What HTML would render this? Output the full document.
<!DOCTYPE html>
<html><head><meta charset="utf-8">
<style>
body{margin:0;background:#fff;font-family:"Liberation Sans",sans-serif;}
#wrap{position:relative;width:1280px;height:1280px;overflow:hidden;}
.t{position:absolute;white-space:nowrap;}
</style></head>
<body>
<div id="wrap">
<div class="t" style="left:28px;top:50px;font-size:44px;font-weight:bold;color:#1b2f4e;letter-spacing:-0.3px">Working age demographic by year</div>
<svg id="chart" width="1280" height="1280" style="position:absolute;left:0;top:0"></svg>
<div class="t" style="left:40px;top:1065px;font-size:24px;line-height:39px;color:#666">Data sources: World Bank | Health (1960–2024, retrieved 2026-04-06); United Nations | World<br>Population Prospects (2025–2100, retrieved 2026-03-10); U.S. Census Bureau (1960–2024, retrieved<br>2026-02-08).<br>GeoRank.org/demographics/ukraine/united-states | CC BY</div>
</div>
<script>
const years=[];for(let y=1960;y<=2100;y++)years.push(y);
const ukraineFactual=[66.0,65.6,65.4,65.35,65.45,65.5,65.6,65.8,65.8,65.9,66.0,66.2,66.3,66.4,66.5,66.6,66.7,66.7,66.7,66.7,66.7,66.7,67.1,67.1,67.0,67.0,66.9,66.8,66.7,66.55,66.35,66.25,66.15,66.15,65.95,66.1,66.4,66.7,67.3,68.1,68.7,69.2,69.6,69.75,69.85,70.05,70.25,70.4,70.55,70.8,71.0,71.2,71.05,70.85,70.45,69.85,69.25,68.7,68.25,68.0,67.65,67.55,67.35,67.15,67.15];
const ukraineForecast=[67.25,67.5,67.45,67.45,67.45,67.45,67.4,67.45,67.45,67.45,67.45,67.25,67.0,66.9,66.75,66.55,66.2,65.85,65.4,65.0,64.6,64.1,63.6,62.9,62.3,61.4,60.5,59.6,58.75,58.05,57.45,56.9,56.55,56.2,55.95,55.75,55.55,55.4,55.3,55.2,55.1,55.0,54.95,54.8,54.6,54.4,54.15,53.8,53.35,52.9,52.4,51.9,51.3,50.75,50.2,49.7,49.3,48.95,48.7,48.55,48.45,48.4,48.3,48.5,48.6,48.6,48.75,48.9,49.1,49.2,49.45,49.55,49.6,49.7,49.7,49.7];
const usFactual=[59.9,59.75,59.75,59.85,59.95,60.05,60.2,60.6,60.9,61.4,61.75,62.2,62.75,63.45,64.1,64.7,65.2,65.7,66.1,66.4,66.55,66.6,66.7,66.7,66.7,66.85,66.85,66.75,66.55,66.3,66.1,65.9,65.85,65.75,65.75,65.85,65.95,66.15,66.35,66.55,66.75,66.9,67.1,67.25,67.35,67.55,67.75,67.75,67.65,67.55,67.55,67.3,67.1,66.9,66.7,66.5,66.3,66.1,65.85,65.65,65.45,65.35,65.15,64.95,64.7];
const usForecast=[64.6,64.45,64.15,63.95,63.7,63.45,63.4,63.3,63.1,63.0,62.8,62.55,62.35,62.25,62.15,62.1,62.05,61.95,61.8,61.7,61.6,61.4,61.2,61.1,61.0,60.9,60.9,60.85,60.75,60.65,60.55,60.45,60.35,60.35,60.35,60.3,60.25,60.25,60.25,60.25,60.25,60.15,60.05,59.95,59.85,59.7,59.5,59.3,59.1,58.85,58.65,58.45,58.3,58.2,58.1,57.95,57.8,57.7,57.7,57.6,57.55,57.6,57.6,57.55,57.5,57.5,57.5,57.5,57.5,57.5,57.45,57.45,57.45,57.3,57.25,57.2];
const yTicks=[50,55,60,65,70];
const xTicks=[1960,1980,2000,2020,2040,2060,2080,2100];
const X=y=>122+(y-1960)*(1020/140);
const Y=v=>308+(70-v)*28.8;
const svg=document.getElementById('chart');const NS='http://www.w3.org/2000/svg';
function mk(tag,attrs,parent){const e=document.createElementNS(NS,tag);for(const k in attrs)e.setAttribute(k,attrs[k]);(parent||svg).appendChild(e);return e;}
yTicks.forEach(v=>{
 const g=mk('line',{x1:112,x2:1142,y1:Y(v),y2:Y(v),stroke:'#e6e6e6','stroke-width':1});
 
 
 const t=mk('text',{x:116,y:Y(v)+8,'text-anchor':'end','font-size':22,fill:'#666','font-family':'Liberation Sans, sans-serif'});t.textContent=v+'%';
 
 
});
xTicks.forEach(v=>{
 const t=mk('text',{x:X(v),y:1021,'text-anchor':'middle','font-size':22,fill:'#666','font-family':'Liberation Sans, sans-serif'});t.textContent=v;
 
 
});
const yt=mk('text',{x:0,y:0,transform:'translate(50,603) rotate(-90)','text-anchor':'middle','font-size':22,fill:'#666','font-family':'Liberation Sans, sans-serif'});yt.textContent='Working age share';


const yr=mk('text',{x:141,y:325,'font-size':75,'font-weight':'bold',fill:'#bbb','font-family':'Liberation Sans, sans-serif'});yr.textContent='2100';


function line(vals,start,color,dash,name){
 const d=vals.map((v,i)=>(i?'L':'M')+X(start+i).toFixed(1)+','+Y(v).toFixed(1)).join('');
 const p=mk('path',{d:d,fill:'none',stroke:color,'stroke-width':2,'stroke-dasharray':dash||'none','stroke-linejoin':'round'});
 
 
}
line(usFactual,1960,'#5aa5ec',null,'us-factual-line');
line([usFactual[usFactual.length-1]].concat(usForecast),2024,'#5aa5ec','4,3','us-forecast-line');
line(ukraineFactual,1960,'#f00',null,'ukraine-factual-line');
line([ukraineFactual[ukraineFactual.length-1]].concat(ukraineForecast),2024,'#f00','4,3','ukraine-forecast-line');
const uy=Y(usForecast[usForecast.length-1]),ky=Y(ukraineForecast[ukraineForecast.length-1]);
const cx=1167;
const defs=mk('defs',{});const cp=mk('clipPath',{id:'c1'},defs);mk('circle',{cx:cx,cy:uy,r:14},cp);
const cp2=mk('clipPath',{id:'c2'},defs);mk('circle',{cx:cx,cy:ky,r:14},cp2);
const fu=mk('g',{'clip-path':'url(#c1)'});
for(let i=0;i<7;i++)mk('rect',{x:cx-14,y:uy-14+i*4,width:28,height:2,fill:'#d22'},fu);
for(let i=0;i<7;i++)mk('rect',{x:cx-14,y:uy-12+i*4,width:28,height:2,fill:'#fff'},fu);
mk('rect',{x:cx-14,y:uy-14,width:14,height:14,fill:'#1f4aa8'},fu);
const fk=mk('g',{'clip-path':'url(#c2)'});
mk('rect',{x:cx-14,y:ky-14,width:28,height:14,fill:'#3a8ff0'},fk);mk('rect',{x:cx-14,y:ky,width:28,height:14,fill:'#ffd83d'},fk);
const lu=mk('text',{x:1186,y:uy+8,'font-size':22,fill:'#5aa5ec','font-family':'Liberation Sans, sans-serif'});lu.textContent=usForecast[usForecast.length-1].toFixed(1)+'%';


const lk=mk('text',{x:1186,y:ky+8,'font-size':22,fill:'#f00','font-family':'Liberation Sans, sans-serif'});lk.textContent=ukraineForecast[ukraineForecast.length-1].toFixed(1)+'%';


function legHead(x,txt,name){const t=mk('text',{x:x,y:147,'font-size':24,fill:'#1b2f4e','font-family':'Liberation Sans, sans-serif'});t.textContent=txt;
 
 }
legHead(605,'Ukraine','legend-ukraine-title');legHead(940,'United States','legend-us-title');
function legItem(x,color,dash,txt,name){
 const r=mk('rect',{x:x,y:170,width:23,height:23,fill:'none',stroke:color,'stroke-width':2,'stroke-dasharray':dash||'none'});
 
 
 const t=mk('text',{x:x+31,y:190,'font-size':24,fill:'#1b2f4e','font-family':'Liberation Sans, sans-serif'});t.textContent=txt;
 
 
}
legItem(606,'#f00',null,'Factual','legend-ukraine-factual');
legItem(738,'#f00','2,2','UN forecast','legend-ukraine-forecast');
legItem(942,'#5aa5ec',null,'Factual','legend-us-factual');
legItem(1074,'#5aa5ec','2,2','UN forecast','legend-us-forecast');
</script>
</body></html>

----

▸ Aim
Find the word "document" and list each line it appears in.

▸ Exercise solution
What HTML would render this? Output the full document.
const svg=document.getElementById('chart');const NS='http://www.w3.org/2000/svg';
function mk(tag,attrs,parent){const e=document.createElementNS(NS,tag);for(const k in attrs)e.setAttribute(k,attrs[k]);(parent||svg).appendChild(e);return e;}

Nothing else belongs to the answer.